Reinforcing Loops as Strategy: The Amazon Flywheel
Around 2001, during the dot-com crash, Jeff Bezos sketched Amazon's "flywheel" on a napkin, borrowing Jim Collins' idea from Good to Great. The loop: lower prices → more customers → more traffic → more third-party sellers → greater selection → better experience → even more customers → scale lowers fixed costs → lower prices again.
Prime and AWS added more sub-loops feeding the same engine, making it a compound reinforcing loop. But — as we saw with Nokia — reinforcing loops never grow forever. Regulation, seller resentment, and market saturation are emerging balancing loops Amazon now faces.
Theory of Constraints: Why Busy Silos Lose Money
Eliyahu Goldratt's Theory of Constraints (from his 1984 novel The Goal) makes a sharp claim: a chain is only as strong as its weakest link, and at any moment a system has exactly one binding constraint. Improving anything except that constraint raises local efficiency but does nothing for total output — and often makes things worse by piling up inventory before the bottleneck.
Goldratt's five focusing steps: (1) Identify the constraint, (2) Exploit it (squeeze every unit of throughput from it), (3) Subordinate everything else to feeding it, (4) Elevate it (add capacity), (5) Repeat.
Culture and the Economy: Emergence and Complex Systems
Emergence is a property that arises from the interactions of a system's parts but exists in no single part. Company culture is emergent: it is the sum of thousands of daily interactions and of who gets hired, promoted, and fired. Each employee watches others, updates their idea of "what's acceptable here," and acts — a self-reinforcing loop that, left alone, makes a culture steadily more homogeneous.
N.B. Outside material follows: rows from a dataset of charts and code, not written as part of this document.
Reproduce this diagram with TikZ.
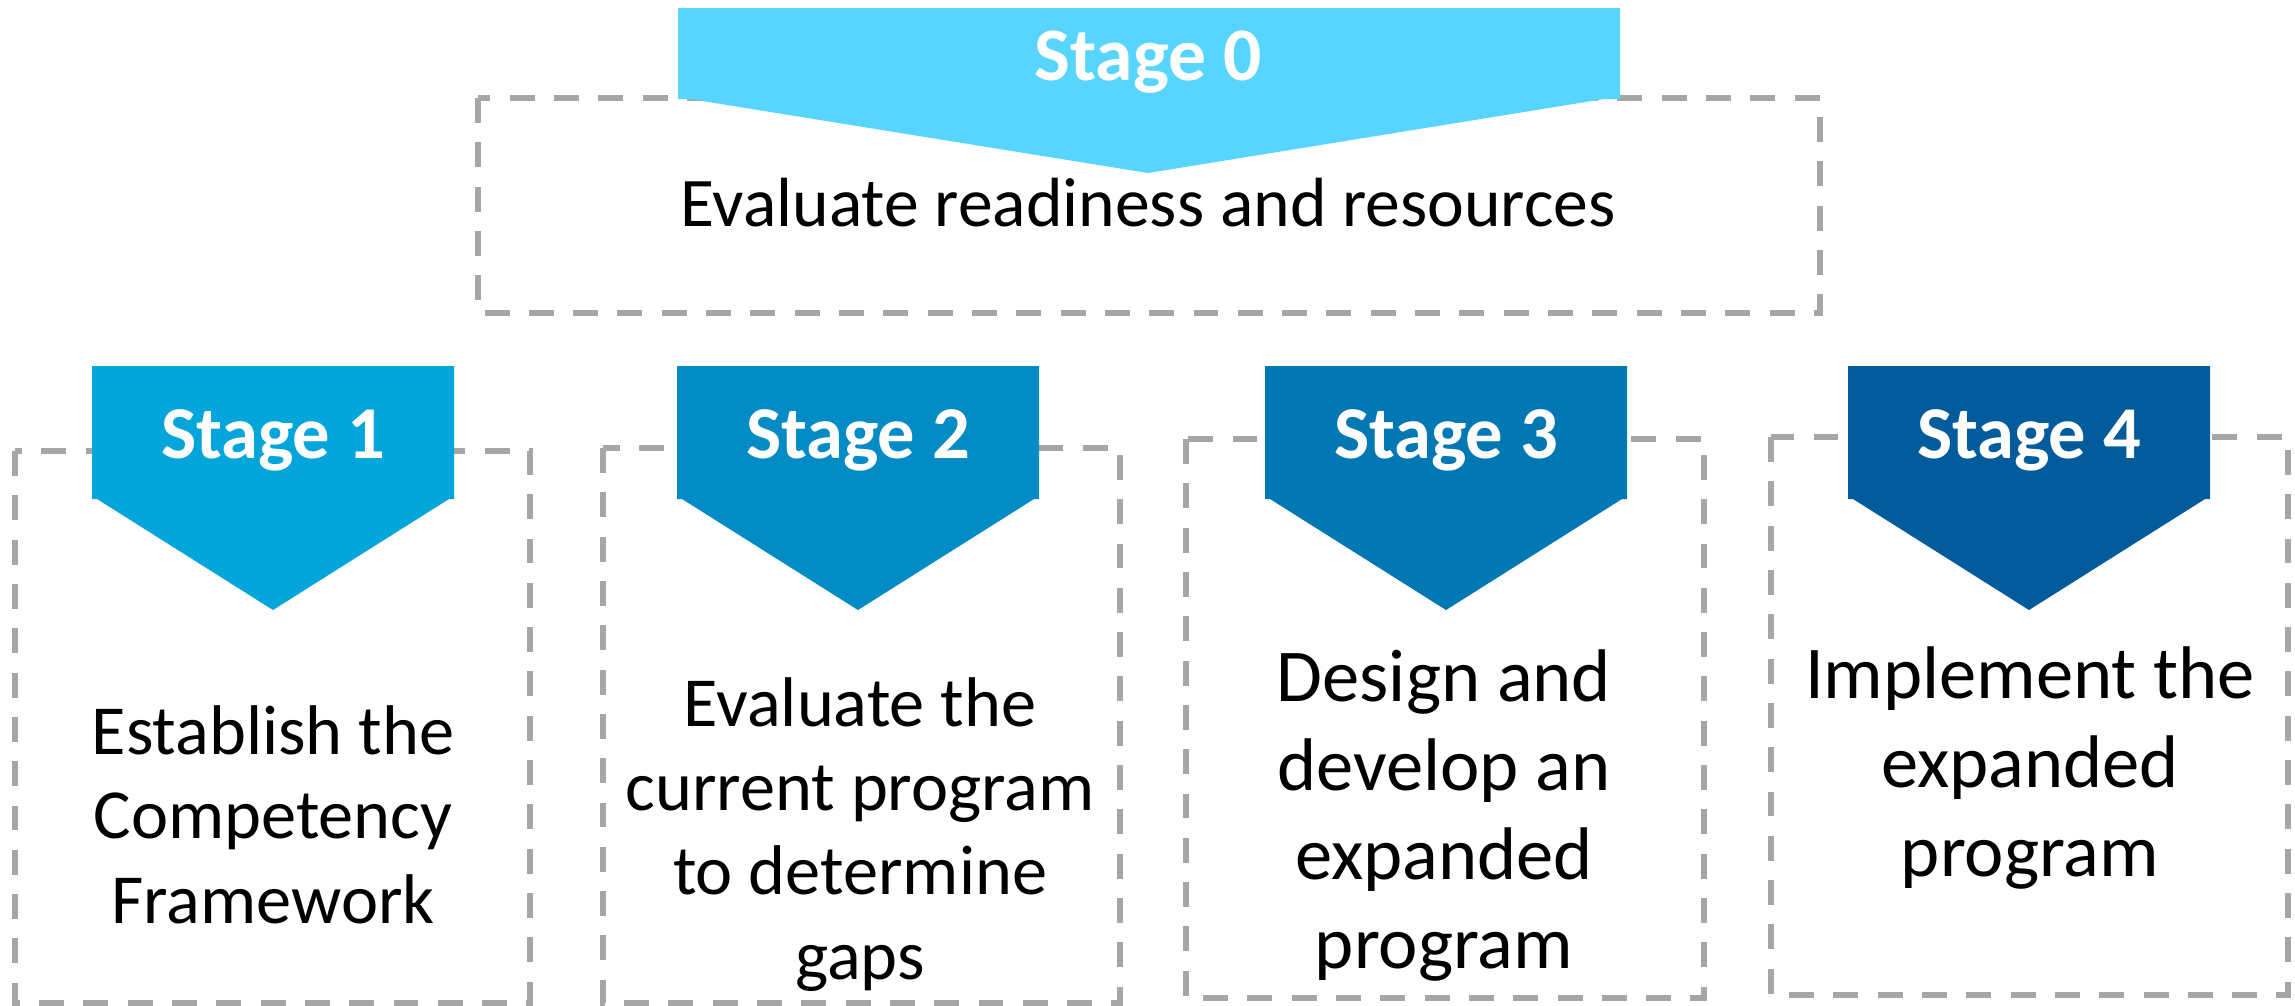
\documentclass[tikz,border=0pt]{standalone}
\usepackage{fontspec}
\setmainfont{Carlito}
\definecolor{dashgray}{HTML}{A6A6A6}
\definecolor{cZero}{HTML}{57D5FE}
\definecolor{cOne}{HTML}{04A5DA}
\definecolor{cTwo}{HTML}{028BC4}
\definecolor{cThree}{HTML}{0177B3}
\definecolor{cFour}{HTML}{025C9B}
\tikzset{
  dashbox/.style={draw=dashgray, line width=1.7pt, dash pattern=on 7.1pt off 5.5pt},
  stagelabel/.style={text=white, font=\bfseries\fontsize{21.2pt}{25pt}\selectfont, anchor=base, inner sep=0pt},
  bodysmall/.style={align=center, anchor=base, inner sep=0pt, font=\fontsize{20pt}{23.9pt}\selectfont},
  bodylarge/.style={align=center, anchor=base, inner sep=0pt, font=\fontsize{21.2pt}{25.3pt}\selectfont},
}
\newcommand{\banner}[6]{% left, right, top, rectbottom, tipy, colour
  \fill[#6] (#1,#3) -- (#2,#3) -- (#2,#4) -- ({#2-5},#4) -- ({(#1+#2)/2},#5) -- ({#1+5},#4) -- (#1,#4) -- cycle;}
\begin{document}
\begin{tikzpicture}[x=0.01cm,y=-0.01cm]
\path[use as bounding box, fill=white] (0,0) rectangle (2295,1005);
% dashed frames
\draw[dashbox] (478,98) rectangle (1820,313);
\draw[dashbox] (15,451) rectangle (530,1003);
\draw[dashbox] (603,448) rectangle (1120,1003);
\draw[dashbox] (1186,439) rectangle (1704,998);
\draw[dashbox] (1771,437) rectangle (2288,995);
% banners
\fill[cZero] (678,8) -- (1620,8) -- (1620,99) -- (1604,99) -- (1148,173) -- (690,99) -- (678,99) -- cycle;
\banner{92}{454}{366}{499}{610}{cOne}
\banner{677}{1039}{366}{499}{610}{cTwo}
\banner{1265}{1627}{366}{499}{610}{cThree}
\banner{1848}{2210}{366}{499}{610}{cFour}
% stage labels
\node[stagelabel, font=\bfseries\fontsize{21.5pt}{25pt}\selectfont] (s0) at (1148,80) {Stage 0};
\node[stagelabel] (s1) at (273,458) {Stage 1};
\node[stagelabel] (s2) at (858,458) {Stage 2};
\node[stagelabel] (s3) at (1446,458) {Stage 3};
\node[stagelabel] (s4) at (2029,458) {Stage 4};
% texts (base anchor = baseline of last line)
\node[anchor=base, inner sep=0pt, font=\fontsize{19.8pt}{23pt}\selectfont] (t0) at (1148,226) {Evaluate readiness and resources};
\node[bodysmall] (t1) at (273,923) {Establish the\\Competency\\Framework};
\node[bodysmall] (t2) at (860,979) {Evaluate the\\current program\\to determine\\gaps};
\node[bodylarge] (t3) at (1444,968) {Design and\\develop an\\expanded\\program};
\node[bodylarge] (t4) at (2030,876) {Implement the\\expanded\\program};
\end{tikzpicture}
\end{document}
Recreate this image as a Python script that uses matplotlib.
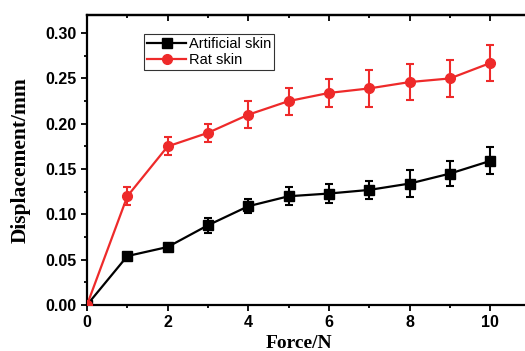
import matplotlib
matplotlib.use('Agg')
import matplotlib.pyplot as plt
import matplotlib.ticker as tic

force = [0, 1, 2, 3, 4, 5, 6, 7, 8, 9, 10]
art_skin = [0, 0.054, 0.064, 0.088, 0.109, 0.120, 0.123, 0.127, 0.134, 0.145, 0.159]
art_err = [0, 0.003, 0.003, 0.008, 0.008, 0.010, 0.010, 0.010, 0.015, 0.014, 0.015]
rat_skin = [0, 0.120, 0.175, 0.190, 0.210, 0.225, 0.234, 0.239, 0.246, 0.250, 0.267]
rat_err = [0, 0.010, 0.010, 0.010, 0.015, 0.015, 0.015, 0.020, 0.020, 0.020, 0.020]

red = '#ee2a2a'
fig = plt.figure(figsize=(5.25, 3.51), dpi=100)
ax = fig.add_axes([87/525, 46/351, 442/525, 290/351])

ax.errorbar(force, art_skin, yerr=art_err, fmt='none', ecolor='black', capsize=3, elinewidth=1.5, capthick=1.5, zorder=3)
ax.plot(force, art_skin, color='black', marker='s', markersize=7, linewidth=1.6, label='Artificial skin', zorder=3)
ax.errorbar(force, rat_skin, yerr=rat_err, fmt='none', ecolor=red, capsize=3, elinewidth=1.5, capthick=1.5, zorder=4)
ax.plot(force, rat_skin, color=red, marker='o', markersize=7, linewidth=1.6, label='Rat skin', zorder=4)

ax.set_xlim(0, 10.96)
ax.set_ylim(0, 0.32)
ax.xaxis.set_major_locator(tic.MultipleLocator(2))
ax.xaxis.set_minor_locator(tic.MultipleLocator(1))
ax.yaxis.set_major_locator(tic.MultipleLocator(0.05))
ax.yaxis.set_minor_locator(tic.MultipleLocator(0.025))
ax.yaxis.set_major_formatter(tic.FormatStrFormatter('%.2f'))

for s in ax.spines.values():
    s.set_linewidth(1.6)
ax.tick_params(which='both', direction='out', top=False, width=1.3)
ax.tick_params(which='major', length=4)
ax.tick_params(which='minor', length=2.5)
sec = ax.secondary_xaxis('top')
sec.xaxis.set_major_locator(tic.MultipleLocator(2))
sec.xaxis.set_minor_locator(tic.MultipleLocator(1))
sec.tick_params(which='major', direction='in', length=4, width=1.3, labeltop=False)
sec.tick_params(which='minor', direction='in', length=2.5, width=1.3)
sec.spines['top'].set_linewidth(1.6)

for lab in ax.get_xticklabels() + ax.get_yticklabels():
    lab.set_fontfamily('Liberation Sans')
    lab.set_fontweight('bold')
    lab.set_fontsize(11.5)

ax.set_xlabel('Force/N', fontfamily='Liberation Serif', fontweight='bold', fontsize=14)
ax.xaxis.set_label_coords(212/442, -0.105)
ax.set_ylabel('Displacement/mm', fontfamily='Liberation Serif', fontweight='bold', fontsize=15.5)
ax.yaxis.set_label_coords(-0.128, 0.5)

leg = ax.legend(loc='upper left', bbox_to_anchor=(57/442, 0.935), prop={'family': 'Liberation Sans', 'size': 10.5},
                frameon=True, fancybox=False, edgecolor='black', borderpad=0.2, labelspacing=0.15,
                handlelength=2.7, handletextpad=0.2, borderaxespad=0)
leg.get_frame().set_linewidth(0.8)

fig.savefig('out.png', dpi=100)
Zoom all the way out and the whole economy is a complex adaptive system (CAS) — not the tidy equilibrium machine of textbooks. The Santa Fe Institute (with W. Brian Arthur and John Holland, from 1987) showed economies have heterogeneous agents who learn and adapt, produce emergent patterns no one controls, exhibit path dependence (history locks in outcomes like QWERTY or VHS), and never settle into a stable equilibrium. Arthur's work on increasing returns explains why tech markets tend toward monopoly: an early lead (more users → more developers → better product → more users) is a reinforcing loop at the level of the whole economy.
Key Takeaways
- Every market, firm, and economy runs on stocks, flows, and feedback loops — reinforcing loops drive bubbles and growth; balancing loops drive stability and oscillation.
- Delays are the great troublemaker: monetary policy, hiring, and supply chains all "steer by the rearview mirror," causing overshoot and the bullwhip effect from individually rational choices.
- Watch the right variable: revenue is not profit, market share is not sustainable advantage, and a busy department is not a profitable one (Goldratt's bottleneck).
- Goodhart's Law is everywhere — once a proxy metric becomes a high-stakes target, people game it and it decouples from the reality it measured (Wells Fargo, body counts, nail tonnage).
- When growth slows, address the limiting factor, never push harder on the original growth loop (Nokia, People Express).
- Culture and the economy are emergent complex adaptive systems — you influence them by changing feedback loops and mental models, not by issuing mandates.